Cosentino affair

pubblicato da: Riccardo Lucatti - 16 Gennaio, 2012 @ 6:52 am

Detto altrimenti: Quis custodiet ipsos custodes? (VI Satira di Giovenale): chi controlla i custodi (delle nostre leggi, n.d.r.)?
Il fatto da accertare era 1) “si tratta di persecuzione politica o no?” e non 2) “il parlamentare ha commesso o meno i reati per i quali è indagato e comunque le misure proposte contro di lui (l’arresto) sono adeguate?”(Ex ministro Fitto a Ballarò: “La misura della restrizione personale sarebbe stata eccessiva rispetto quanto contestato”). Sono due comportamenti obiettivamente  diversi, e diversi sono anche soggettivamente: infatti il primo sarebbe stato eventualmente imputabile ai giudici; il secondo al parlamentare. Orbene, l’assenza della persecuzione politica era stata accertata dalla commissione parlamentare per le autorizzazioni a procedere che aveva studiato la documentazione. Ora, non si venga a dire che anche le centinaia di parlamentari che hanno votato per non autorizzare l’arresto avevano studiato quelle carte!
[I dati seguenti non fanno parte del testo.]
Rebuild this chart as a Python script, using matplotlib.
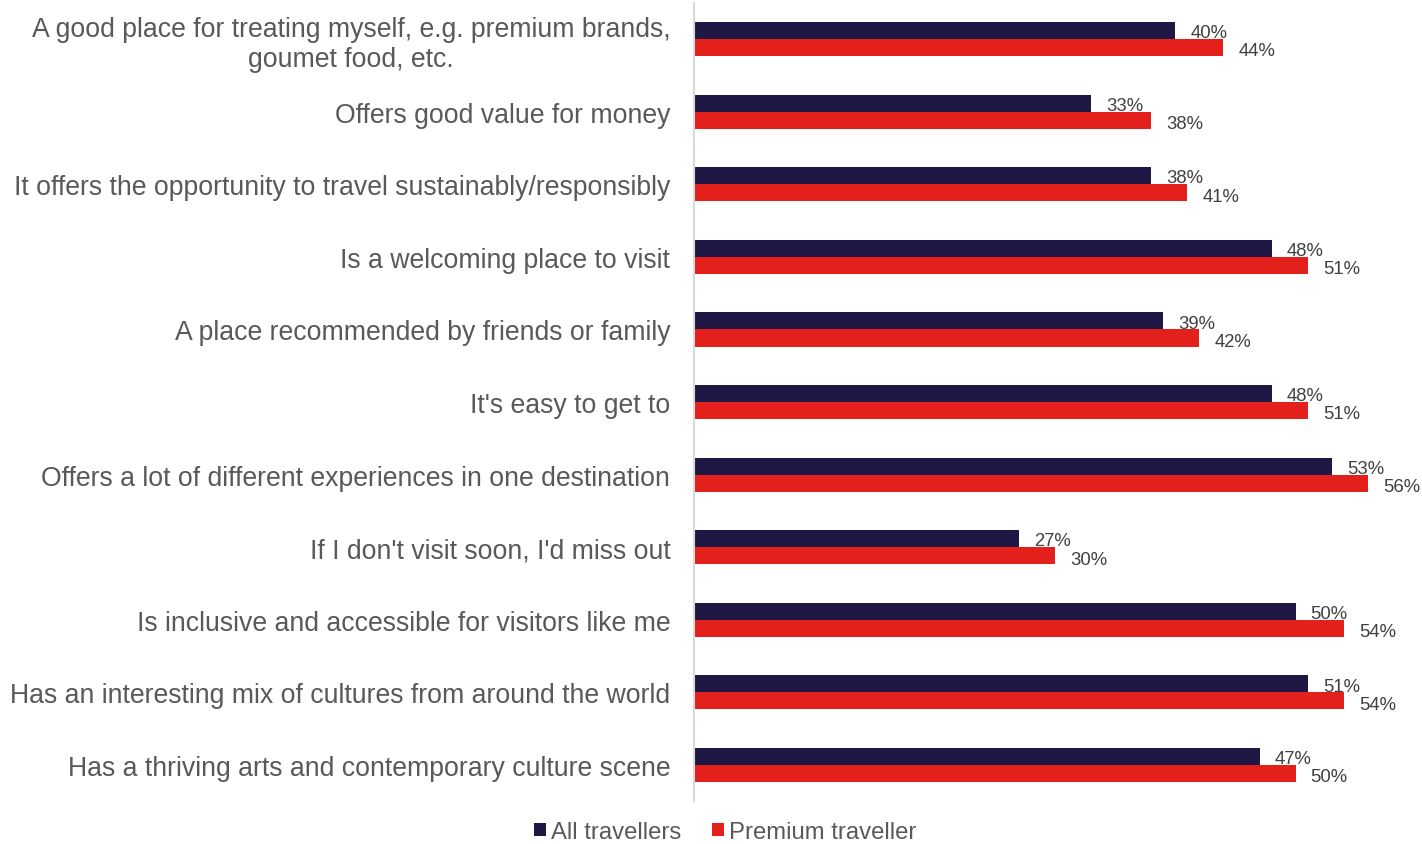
import numpy as np
from matplotlib import pyplot as plt

plt.rcParams['font.family'] = ['Liberation Sans', 'DejaVu Sans']

categories = [
    "A good place for treating myself, e.g. premium brands,\ngoumet food, etc.",
    "Offers good value for money",
    "It offers the opportunity to travel sustainably/responsibly",
    "Is a welcoming place to visit",
    "A place recommended by friends or family",
    "It's easy to get to",
    "Offers a lot of different experiences in one destination",
    "If I don't visit soon, I'd miss out",
    "Is inclusive and accessible for visitors like me",
    "Has an interesting mix of cultures from around the world",
    "Has a thriving arts and contemporary culture scene",
]
all_travellers = [40, 33, 38, 48, 39, 48, 53, 27, 50, 51, 47]
premium_traveller = [44, 38, 41, 51, 42, 51, 56, 30, 54, 54, 50]

navy = '#1F1845'
red = '#E3201B'

fig = plt.figure(figsize=(14.22, 8.45), dpi=100)
ax = fig.add_axes([0.488, 0.0505, 0.512, 0.945])

y = np.arange(len(categories))
h = 0.235
b1 = ax.barh(y - h / 2, all_travellers, height=h, color=navy, label='All travellers')
b2 = ax.barh(y + h / 2, premium_traveller, height=h, color=red, label='Premium traveller')

# data labels, nudged down a little like the original
for bars, vals, dy in [(b1, all_travellers, 0.03), (b2, premium_traveller, 0.045)]:
    for bar, v in zip(bars, vals):
        ax.text(bar.get_width() + 1.25, bar.get_y() + bar.get_height() / 2 + dy,
                f"{v}%", va='center', ha='left', fontsize=13.3, color='#404040')

ax.set_xlim(0, 60.5)
ax.set_ylim(len(categories) - 0.5, -0.5)
ax.set_yticks(y)
ax.set_yticklabels(categories, fontsize=19.2, color='#595959')
for lbl in ax.get_yticklabels():
    lbl.set_multialignment('center')
ax.tick_params(axis='y', length=0, pad=17)
ax.set_xticks([])

for s in ['top', 'right', 'bottom']:
    ax.spines[s].set_visible(False)
ax.spines['left'].set_color('#D9D9D9')
ax.spines['left'].set_linewidth(1.5)

leg = fig.legend(handles=[b1, b2], loc='center', bbox_to_anchor=(0.51, 0.014),
                 ncol=2, frameon=False, fontsize=17.2, handlelength=0.5,
                 handleheight=0.5, handletextpad=0.2, columnspacing=1.3)
for t in leg.get_texts():
    t.set_color('#595959')

fig.savefig('out.png', dpi=100)
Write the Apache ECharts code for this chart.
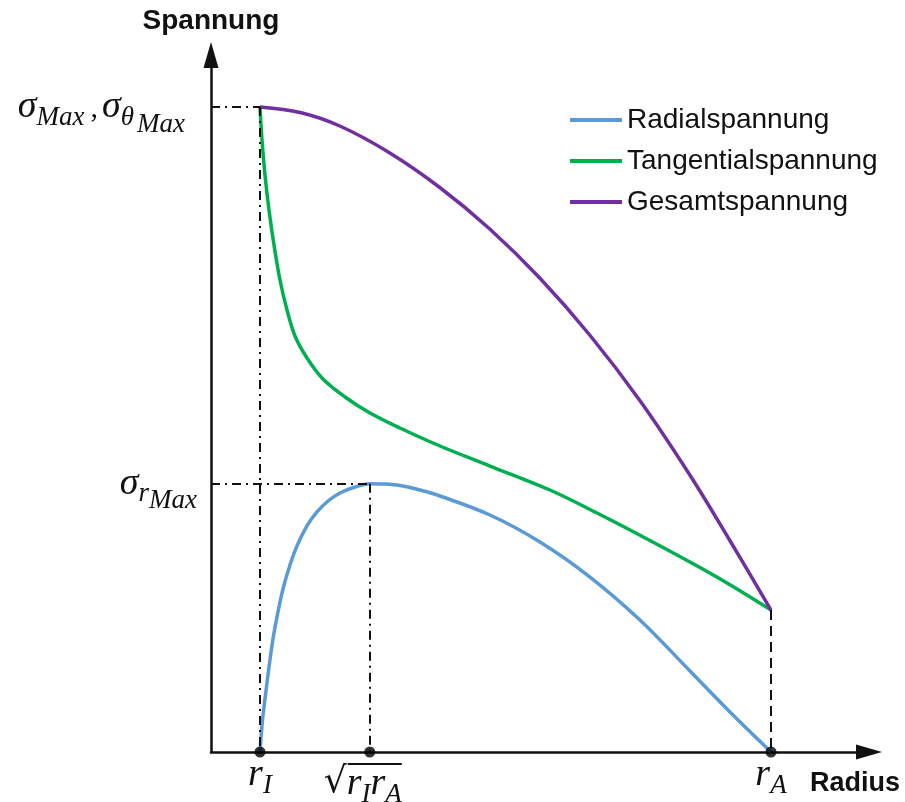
<!DOCTYPE html>
<html>
<head>
<meta charset="utf-8">
<script src="https://cdn.jsdelivr.net/npm/echarts@6/dist/echarts.min.js"></script>
<style>
  html, body { margin: 0; padding: 0; background: #fff; }
  #chart { width: 905px; height: 802px; }
</style>
</head>
<body>
<div id="chart"></div>
<script>
// Characteristic radii (inner, geometric mean, outer)
const rInner = 10;
const rMid = 32.4;
const rOuter = 114.3;

// Characteristic stresses
const sigmaMax = 100;
const sigmaRMax = 41.6;
const sigmaOuter = 22.0;

// Axis extents
const xMax = 134.3;
const yMax = 108.06;

// Stress curves as [radius, stress]
const radialPts = [
  [10, 0], [10.51, 4.96], [11.12, 8.84], [11.84, 13.18], [12.65, 17.52], [13.67, 21.71],
  [14.69, 25.27], [16.12, 28.99], [17.55, 31.94], [19.59, 35.04], [21.63, 37.21],
  [23.88, 38.91], [26.33, 40.16], [29.39, 41.09], [32.4, 41.6], [35.51, 41.55],
  [38.57, 41.32], [42.65, 40.62], [46.73, 39.69], [56.94, 36.74], [67.14, 32.56],
  [77.35, 27.13], [87.55, 20.47], [97.76, 12.56], [105.92, 6.2], [114.3, 0]
];
const tangentialPts = [
  [10, 100], [10.41, 94.88], [11.02, 89.46], [11.84, 84.03], [12.86, 78.60],
  [14.08, 73.18], [15.51, 68.53], [17.14, 64.50], [19.59, 61.09], [22.86, 57.83],
  [27.35, 55.04], [32.45, 52.56], [38.57, 50.23], [46.73, 47.44], [56.94, 44.34],
  [69.18, 40.62], [79.39, 36.82], [89.59, 32.79], [99.80, 28.60], [106.53, 25.66],
  [114.3, 22.0]
];
const totalPts = [
  [10, 100], [18.2, 99.15], [26.3, 97.05], [36.5, 92.87], [46.7, 87.52], [56.9, 81.09],
  [67.1, 73.49], [77.3, 64.65], [87.6, 54.42], [97.8, 42.87], [105.9, 32.79], [114.3, 22.0]
];

const seriesNames = ['Radialspannung', 'Tangentialspannung', 'Gesamtspannung'];
const seriesColors = ['#5B9BD5', '#00B050', '#7030A0'];

const mathFont = "'Liberation Serif', 'DejaVu Serif', serif";
const textFont = "'Liberation Sans', Arial, sans-serif";

const ink = '#111';
const mathRich = {
  s:    { fontFamily: mathFont, fontStyle: 'italic', fontSize: 38, lineHeight: 38, verticalAlign: 'top', color: ink },
  c:    { fontFamily: mathFont, fontSize: 30, lineHeight: 30, verticalAlign: 'top', padding: [6, 4, 0, 6], color: ink },
  sub:  { fontFamily: mathFont, fontStyle: 'italic', fontSize: 27, lineHeight: 27, verticalAlign: 'top', padding: [16, 0, 0, 0], color: ink },
  sub2: { fontFamily: mathFont, fontStyle: 'italic', fontSize: 27, lineHeight: 27, verticalAlign: 'top', padding: [23, 0, 0, 0], color: ink },
  subE: { fontFamily: mathFont, fontStyle: 'italic', fontSize: 27, lineHeight: 27, verticalAlign: 'top', padding: [23, 12, 0, 3], color: ink },
  sq:   { fontFamily: "'DejaVu Serif', serif", fontSize: 36, lineHeight: 36, verticalAlign: 'top', color: ink },
  vs:   { width: 2, height: 7, lineHeight: 7 },
  gap:  { width: 24, height: 2, lineHeight: 2 },
  bar:  { width: 54, height: 2, lineHeight: 2, backgroundColor: ink },
  tail: { width: 14, height: 2, lineHeight: 2 },
  pad:  { width: 14, height: 10, lineHeight: 10 }
};

function yLabel(v) {
  if (v === sigmaMax) return '{s|σ}{sub|Max}{c|,}{s|σ}{sub|θ}{subE|Max}';
  if (v === sigmaRMax) return '{s|σ}{sub|r}{sub2|Max}';
  return '';
}
function xLabel(v) {
  if (v === rInner) return '{s|r}{sub|I}';
  if (v === rMid) return '{vs| }\n{gap| }{bar| }{tail| }\n{sq|√}{s|r}{sub|I}{s|r}{sub|A}{pad| }';
  if (v === rOuter) return '{s|r}{sub|A}';
  return '';
}

const dashDot = [9, 5, 2, 5];
const guideLines = [
  [{ coord: [0, sigmaMax] }, { coord: [rInner, sigmaMax] }],
  [{ coord: [rInner, sigmaMax] }, { coord: [rInner, 0] }],
  [{ coord: [0, sigmaRMax] }, { coord: [rMid, sigmaRMax] }],
  [{ coord: [rMid, sigmaRMax] }, { coord: [rMid, 0] }],
  [{ coord: [rOuter, sigmaOuter] }, { coord: [rOuter, 0], lineStyle: { type: [10, 6] } }]
];

const curveSmooth = 0.35;

const chart = echarts.init(document.getElementById('chart'), null, { renderer: 'canvas' });

chart.setOption({
  animation: false,
  backgroundColor: '#fff',
  grid: { left: 211, right: 36, top: 55, bottom: 50, containLabel: false, outerBoundsMode: 'none' },
  legend: {
    data: seriesNames,
    orient: 'vertical',
    left: 565,
    top: 101,
    icon: 'rect',
    itemWidth: 52,
    itemHeight: 4,
    itemGap: 13,
    textStyle: { fontFamily: textFont, fontSize: 28, lineHeight: 28, color: ink }
  },
  xAxis: {
    type: 'value',
    min: 0,
    max: xMax,
    name: 'Radius',
    nameLocation: 'end',
    nameGap: -14,
    nameTextStyle: { fontFamily: textFont, fontWeight: 'bold', fontSize: 27, color: ink, align: 'center', verticalAlign: 'top', padding: [18, 0, 0, 0] },
    axisLine: { show: true, symbol: ['none', 'triangle'], symbolSize: [15, 26], lineStyle: { color: ink, width: 2.5 } },
    axisTick: { show: false },
    splitLine: { show: false },
    axisLabel: { customValues: [rInner, rMid, rOuter], formatter: xLabel, rich: mathRich, margin: 4, align: 'center' }
  },
  yAxis: {
    type: 'value',
    min: 0,
    max: yMax,
    name: 'Spannung',
    nameLocation: 'end',
    nameGap: 20,
    nameTextStyle: { fontFamily: textFont, fontWeight: 'bold', fontSize: 28, color: ink, align: 'center', verticalAlign: 'bottom' },
    axisLine: { show: true, symbol: ['none', 'triangle'], symbolSize: [15, 26], lineStyle: { color: ink, width: 2.5 } },
    axisTick: { show: false },
    splitLine: { show: false },
    axisLabel: { customValues: [sigmaRMax, sigmaMax], formatter: yLabel, rich: mathRich, margin: 14 }
  },
  series: [
    {
      name: 'guides',
      type: 'line',
      data: [],
      z: 1,
      silent: true,
      markLine: {
        silent: true,
        symbol: 'none',
        label: { show: false },
        lineStyle: { color: ink, width: 2, type: dashDot },
        data: guideLines
      }
    },
    {
      name: seriesNames[0], type: 'line', data: radialPts, smooth: curveSmooth, showSymbol: false, symbol: 'none',
      z: 3, lineStyle: { color: seriesColors[0], width: 3.5 }, itemStyle: { color: seriesColors[0] }
    },
    {
      name: seriesNames[1], type: 'line', data: tangentialPts, smooth: curveSmooth, showSymbol: false, symbol: 'none',
      z: 3, lineStyle: { color: seriesColors[1], width: 3.5 }, itemStyle: { color: seriesColors[1] }
    },
    {
      name: seriesNames[2], type: 'line', data: totalPts, smooth: curveSmooth, showSymbol: false, symbol: 'none',
      z: 4, lineStyle: { color: seriesColors[2], width: 3.5 }, itemStyle: { color: seriesColors[2] }
    },
    {
      name: 'marks',
      type: 'scatter',
      data: [[rInner, 0], [rMid, 0], [rOuter, 0]],
      symbolSize: 11,
      itemStyle: { color: '#000' },
      z: 10,
      clip: false,
      silent: true
    }
  ]
});
</script>
</body>
</html>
Ed allora non resta che concludere che questi parlamentari hanno abusato di una facoltà/diritto/dovere loro attribuita dalla legge, hanno stravolto il modo legittimo di esercitare il ruolo loro affidato dalla legge. Tutti costoro si sono arbitrariamente trasformati da “valutatori dell’esistenza di una finalità persecutoria politica” in “giudici sui reati ascritti e sui relativi provvedimenti giudiziari”. Mi chiedo: costoro sono “legibus soluti”? Cioè sono al di sopra delle leggi? A chi afferma che la funzione di governo dovrebbe controllare maggiormente la magistratura, in questa occasione si potrebbe rispondere che dovrebbe essere la magistratura a poter controllare maggiormente i parlamentari circa comportamenti di questa natura. Forse dovremmo imparare dal poker, gioco nel quale la scala massima vince la media che vince la minima che vince la massima etc., ma almeno tutti devono avere un ragionevole e cosciente dubbio sulla intangibilità della propria posizione.
Il fatto è grave, non può passare sotto silenzio.